I haven’t been sick like this for a while now and I guess it must be the late nights I was enjoying myself. Anyway, I met up with Teng Chan and Chee Wan whom I have never contacted for the past 7 years and only just recently I met up with them for a drink. Teng Chan has never changed much from what I can remember and the only thing that he changed so far is his height. Whereas Chee Wan, from what I have remembered when I was in Form1, he was this small chubby little kid which I can’t really talk to because of communication problem. He spoke Chinese I spoke English, get the picture? Anyway, when I met Chee Wan, he was a total different person. From small and chubby, he became tall and skinny. Man, talk about growth spurts.
Throughout the night with them which I spent for a short time only because Teng Chan just got back from Genting and was pretty tired. At least he and I managed to talk some things and what not though Chee Wan was pretty quiet maybe due to the fact that he just broken up with his girlfriend. Teng Chan kept asking me whether I remember some other people from our class or should I say school last time but I only managed to remember a few names and therefore, I couldn’t really say much. I usually remember faces instead of names though.

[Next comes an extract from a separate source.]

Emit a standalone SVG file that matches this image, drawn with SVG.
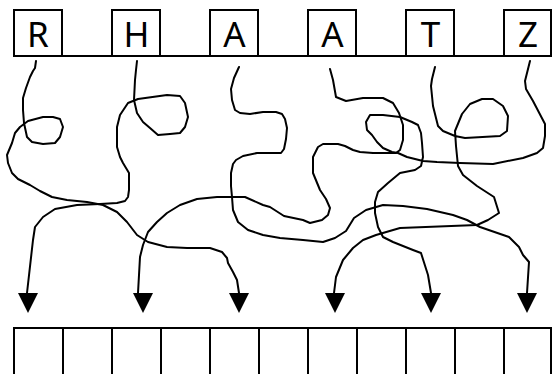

After that, Chee Wan send Teng Chan home because he was really tired and I am surprised that they still maintain their friendship for all these years. I barely kept in touch with most of my neither Damansara Utama nor Taman Tun friends. Well, the only person I kept in touch after all these years is Nicole. The friends that I kept in touch with are from college.
I can’t really think much now as I type because my brain is dying on me because I guess I have slept too much until it hurts my head badly. On the other side of things, my dad is still questioning me about my portfolio which I have been delaying for these few months. Doesn’t my dad realize that the requirement for the universities for the portfolio is really high? Despite the fact that no matter how hard I try, I still have to live up to their standards. If not, I wouldn’t be able to get in regardless I have completed my portfolio or not. But nevertheless, I wouldn’t know if I never try right? But also, getting pestered from my mom three quarter of the time to come to work wouldn’t allow doing my portfolio, wouldn’t it?
Goodness, I better get to rest. One parent is asking me to finish my portfolio and apply for university. Another parent is asking me to help her in her office. HOW in the world am I supposed to balance those two? I’m better off dead.